## Goal
Extract everything from the first line through the line with "n_bins = 50", both ends included, except for any pictures.

----- Data

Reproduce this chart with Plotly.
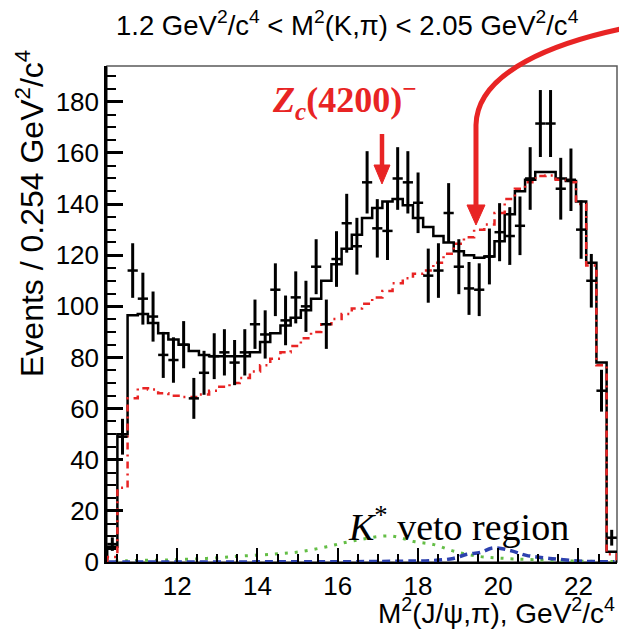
import numpy as np
import plotly.graph_objects as go

# ---------------- data ----------------
bin_start = 10.255
bin_width = 0.254
n_bins = 50

data_counts = [7, 49, 114, 103, 96, 81, 79, 85, 64, 74,
               80.5, 82, 78, 82, 93, 89, 106.5, 94.5, 103.5, 100,
               115.5, 93, 118.5, 132.5, 123.5, 148.5, 130.5, 129.5, 150, 148.5,
               140.5, 112, 114, 136.5, 115.5, 107, 106.5, 119.5, 129, 127.5,
               131.5, 150, 171.5, 171.5, 146, 149.5, 130, 110, 67, 9.5]

fit_total = [6, 50, 96.5, 97, 93.5, 89.5, 87, 85, 82.5, 81,
             80.5, 80.5, 80.5, 80.5, 82, 86, 89.5, 92.5, 95.5, 98.5,
             103, 110, 116.5, 122.5, 128, 134.5, 138.5, 141, 142, 139.5,
             134.5, 131, 127.5, 125, 121.5, 120, 119, 119.5, 125.5, 136,
             145, 149.5, 152.5, 152.5, 150, 149, 141, 117, 78, 4]

fit_no_zc = [2, 29, 64, 68, 67.5, 66, 65, 64.5, 64.5, 65.5,
             67, 68.5, 70, 72, 74.5, 77, 79.5, 82, 84.5, 87.5,
             90, 93, 95, 97, 99.2, 101, 103.5, 106, 109, 111,
             112.7, 114, 117, 120.6, 124.5, 127, 130, 132, 136.5, 142,
             146, 148.5, 151, 151.2, 149.5, 148.5, 140, 116, 77, 3]

green_x = [10.45, 10.74, 11.74, 12.73, 13.56, 14.4, 15.06, 15.73, 16.4, 17.3,
           17.9, 18.4, 18.9, 19.47, 20.05, 20.87, 22.1, 22.9]
green_y = [0.3, 0.5, 0.8, 1.4, 2.3, 3.1, 4.0, 6.0, 8.3, 10.2,
           8.0, 6.8, 4.2, 2.3, 1.5, 0.9, 0.3, 0.2]

blue_x = [10.3, 12.0, 14.0, 16.0, 17.55, 18.38, 18.88, 19.22, 19.55, 19.88,
          20.3, 20.7, 21.28, 22.1, 22.9]
blue_y = [0.0, 0.0, 0.05, 0.1, 0.3, 0.6, 1.4, 3.0, 3.7, 5.5,
          4.5, 2.6, 1.4, 0.3, 0.1]

x_tick_vals = [12, 14, 16, 18, 20, 22]
y_tick_vals = [0, 20, 40, 60, 80, 100, 120, 140, 160, 180]

# ---------------- derived ----------------
edges = bin_start + bin_width * np.arange(n_bins + 1)
centers = edges[:-1] + bin_width / 2


def step_xy(vals):
    xs = [edges[0]] + list(edges[:-1]) + [edges[-1], edges[-1]]
    ys = [0] + list(vals) + [vals[-1], 0]
    return xs, ys


RED = "rgb(232,36,36)"
BLACK = "black"
GREEN = "rgb(100,190,70)"
BLUE = "rgb(45,65,175)"

fig = go.Figure()

fig.add_trace(go.Scatter(x=green_x, y=green_y, mode="lines", line_shape="spline",
                         line=dict(color=GREEN, width=3, dash="3px,7px"), hoverinfo="skip"))
fig.add_trace(go.Scatter(x=blue_x, y=blue_y, mode="lines", line_shape="spline",
                         line=dict(color=BLUE, width=3.5, dash="8px,5px"), hoverinfo="skip"))

hx, hy = step_xy(fit_total)
fig.add_trace(go.Scatter(x=hx, y=hy, mode="lines", line_shape="hv",
                         line=dict(color=BLACK, width=2.5), hoverinfo="skip"))
rx, ry = step_xy(fit_no_zc)
fig.add_trace(go.Scatter(x=rx, y=ry, mode="lines", line_shape="hv",
                         line=dict(color=RED, width=2.5, dash="7px,5px,2px,5px"), hoverinfo="skip"))

fig.add_trace(go.Scatter(
    x=centers, y=data_counts, mode="markers",
    marker=dict(size=1, color=BLACK),
    error_x=dict(type="constant", value=bin_width / 2, width=0, thickness=2.5, color=BLACK),
    error_y=dict(type="data", array=np.sqrt(data_counts), width=0, thickness=3, color=BLACK),
    hoverinfo="skip"))

# ---------------- layout ----------------
L, R, T, B = 107, 2, 66, 69
W, H = 619, 631
PW, PH = W - L - R, H - T - B


def px(x, y):
    return (x - L) / PW, (H - B - y) / PH


def pt(p):
    return "%.4f,%.4f" % px(*p)


def poly(points, close=False):
    s = "M" + pt(points[0]) + "".join(" L" + pt(p) for p in points[1:])
    return s + (" Z" if close else "")


curve = ("M" + pt((621, 29)) + " C" + pt((560, 42)) + " " + pt((477, 70)) + " " + pt((476, 125))
         + " L" + pt((476, 209)))

shapes = [
    dict(type="rect", xref="paper", yref="paper", x0=0, x1=1, y0=0, y1=1,
         line=dict(color="rgb(90,90,90)", width=1.5), layer="below"),
    # straight arrow
    dict(type="path", xref="paper", yref="paper",
         path=poly([(382, 134), (382, 170)]),
         line=dict(color=RED, width=4.5)),
    dict(type="path", xref="paper", yref="paper",
         path=poly([(382, 184), (374, 165), (390, 165)], close=True),
         line=dict(color=RED, width=1), fillcolor=RED),
    # curved arrow
    dict(type="path", xref="paper", yref="paper", path=curve,
         line=dict(color=RED, width=5)),
    dict(type="path", xref="paper", yref="paper",
         path=poly([(476, 225), (467, 205), (485, 205)], close=True),
         line=dict(color=RED, width=1), fillcolor=RED),
]

annotations = []


def ann(text, xpx, ypx, size, family, color="black", xanchor="center", yanchor="middle", angle=0):
    x, y = px(xpx, ypx)
    annotations.append(dict(text=text, x=x, y=y, xref="paper", yref="paper", showarrow=False,
                            xanchor=xanchor, yanchor=yanchor, textangle=angle,
                            font=dict(size=size, family=family, color=color)))


SANS = "Liberation Sans, Arial, sans-serif"
SERIF = "Liberation Serif, Times New Roman, serif"

ann("1.2 GeV<sup>2</sup>/c<sup>4</sup> &lt; M<sup>2</sup>(K,π) &lt; 2.05 GeV<sup>2</sup>/c<sup>4</sup>",
    347, 24, 27.5, SANS)
ann("M<sup>2</sup>(J/ψ,π), GeV<sup>2</sup>/c<sup>4</sup>", 617, 631, 28, SANS,
    xanchor="right", yanchor="bottom")
ann("Events / 0.254 GeV<sup>2</sup>/c<sup>4</sup>", 30, 214, 32, SANS, angle=-90)
ann("<b><i>Z</i><sub><i>c</i></sub>(4200)<sup>−</sup></b>", 270, 100, 36, SERIF, color=RED,
    xanchor="left")
ann("<i>K</i><sup>*</sup> veto region", 346, 524, 38, SERIF, xanchor="left")

fig.update_layout(
    width=W, height=H,
    margin=dict(l=L, r=R, t=T, b=B),
    paper_bgcolor="white", plot_bgcolor="white",
    showlegend=False,
    shapes=shapes, annotations=annotations,
    font=dict(family=SANS, size=26, color="black"),
)

fig.update_xaxes(range=[10.25, 22.96], tickvals=x_tick_vals, ticks="inside", ticklen=14,
                 tickwidth=2, tickcolor="black", showline=True, linecolor="black", linewidth=2,
                 showgrid=False, zeroline=False, tickfont=dict(size=26, family=SANS),
                 minor=dict(dtick=0.5, tick0=0, ticks="inside", ticklen=8, tickwidth=1.5,
                            tickcolor="black", showgrid=False))
fig.update_yaxes(range=[0, 194], tickvals=y_tick_vals, ticks="inside", ticklen=16,
                 tickwidth=2.5, tickcolor="black", showline=True, linecolor="black", linewidth=2.5,
                 showgrid=False, zeroline=False, tickfont=dict(size=26, family=SANS),
                 minor=dict(dtick=5, tick0=0, ticks="inside", ticklen=9, tickwidth=2,
                            tickcolor="black", showgrid=False))

fig.write_html("out.html")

----------

## Answer in full
Reproduce this chart with Plotly.
import numpy as np
import plotly.graph_objects as go

# ---------------- data ----------------
bin_start = 10.255
bin_width = 0.254
n_bins = 50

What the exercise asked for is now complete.